The National Aeronautics and Space Administration revealed that the Earth was just barely missed by a massive solar storm two years ago, which was the strongest one in over 150 years.

A study on the solar storm entitled "A major solar eruptive event in July 2012" was published in the Space Weather journal in December of last year by Baker and colleagues from other universities and NASA.

"If it had hit, we would still be picking up the pieces," said Daniel Baker from the University of Colorado.

The study described the immense power behind the solar storm, which actually entered the orbit of the Earth on July 23, 2012.

Extreme solar storms are dangerous to all kinds of technology. The storms begin with a solar flare that sends X-rays and ultraviolet radiation to Earth which can cause a solar electromagnetic pulse that can lead to radio blackouts and scrambled GPS navigation systems. After a few minutes or hours, energetic particles of accelerated protons and electrons will reach the Earth, electrifying and damaging satellite systems. A coronal mass ejection then follows, which are billion-ton magnetized plasma clouds that take at least a day to reach the Earth from the Sun.

The study reports that if the CME that was released by the solar storm in 2012 had hit the Earth, the impact would have caused widespread power outages.

The last instance of such an extreme solar storm was recorded in September 1859, when very strong CMEs hit the planet head on, causing global telegraph connections to spark, which set fire to several telegraph offices.

The phenomenon is known as the Carrington Event, named after an English astronomer named Richard Carrington who observed the solar flare that caused the storm.

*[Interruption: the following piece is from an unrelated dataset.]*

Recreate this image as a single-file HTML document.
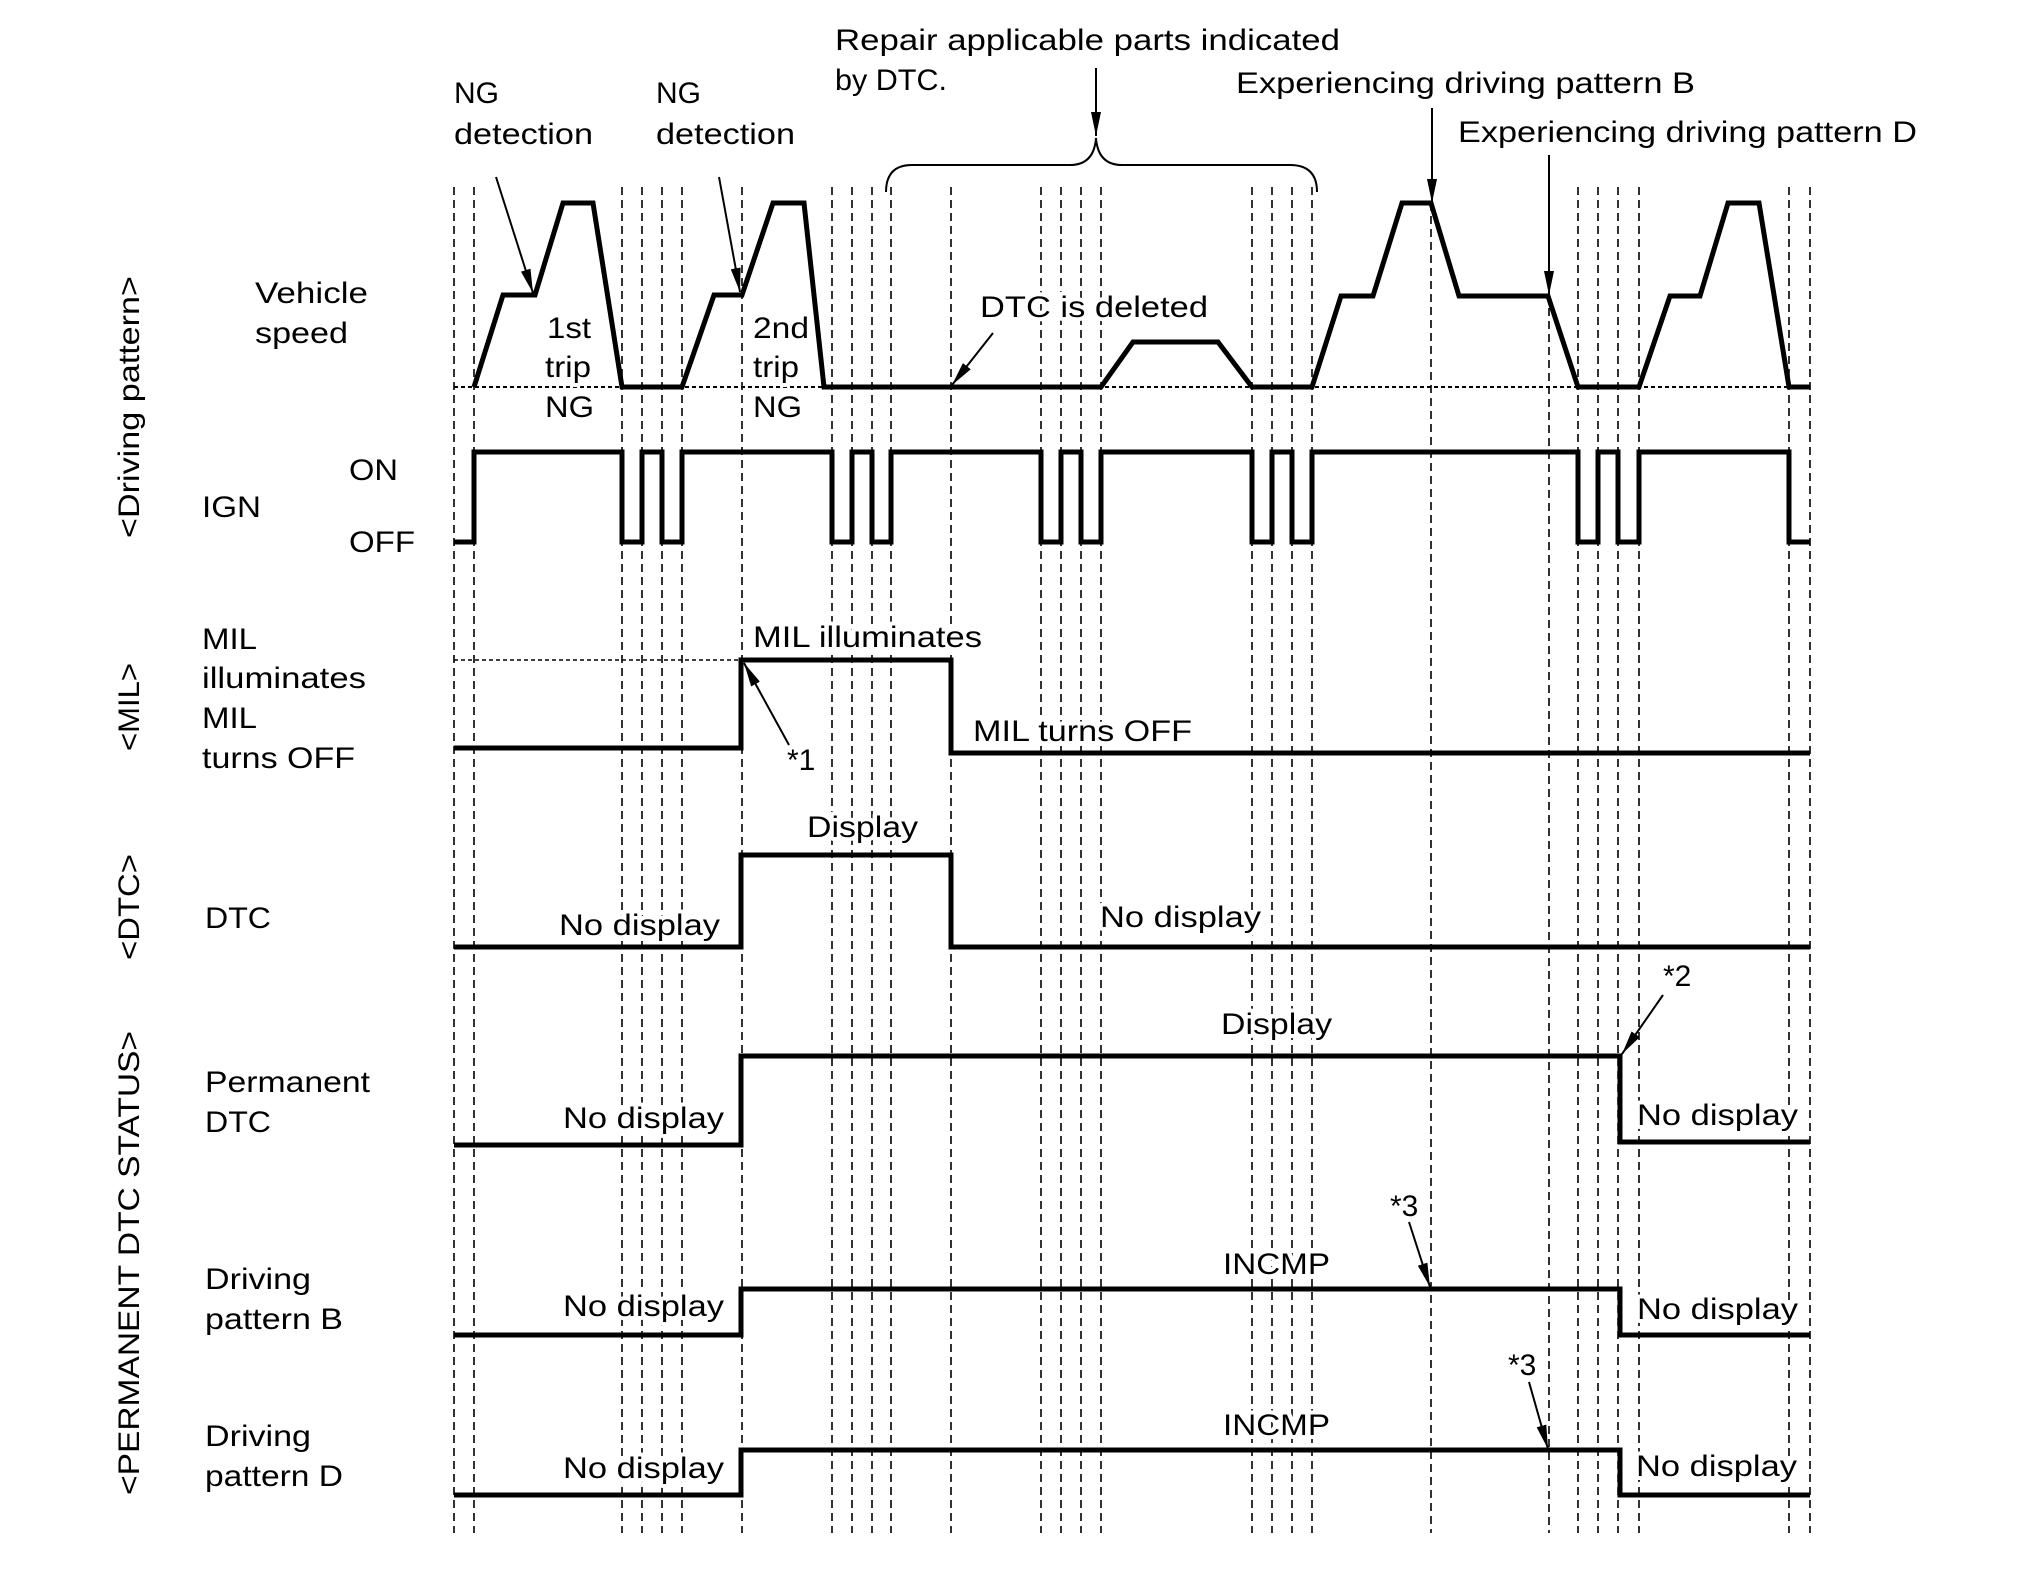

Such a storm hitting the Earth today would be more catastrophic, considering the society's much higher reliance on electricity today than in the past.

The National Academy of Sciences said that if the Earth was hit by a powerful CME, the total economic damage caused would be more than $2 trillion.

"We would have been well and truly pushed back to the Stone Age for days," said Swinburne University astrophysicist Alan Duffy.

It is fortunate then that the CME reached Earth when it did, as the storm cloud was off the side and only hit the STEREO-A spacecraft. If the storm was a week earlier, Earth would have suffered the consequences.

The storm cloud hitting STEREO-A was a lucky coincidence, as the spacecraft is perfectly equipped to study and analyze the event.

"Thanks to STEREO-A we know a lot of about the magnetic structure of the CME, the kind of shock waves and energetic particles it produced, and perhaps most importantly of all, the number of CMEs that preceded it," said Pete Riley from Predictive Science Inc.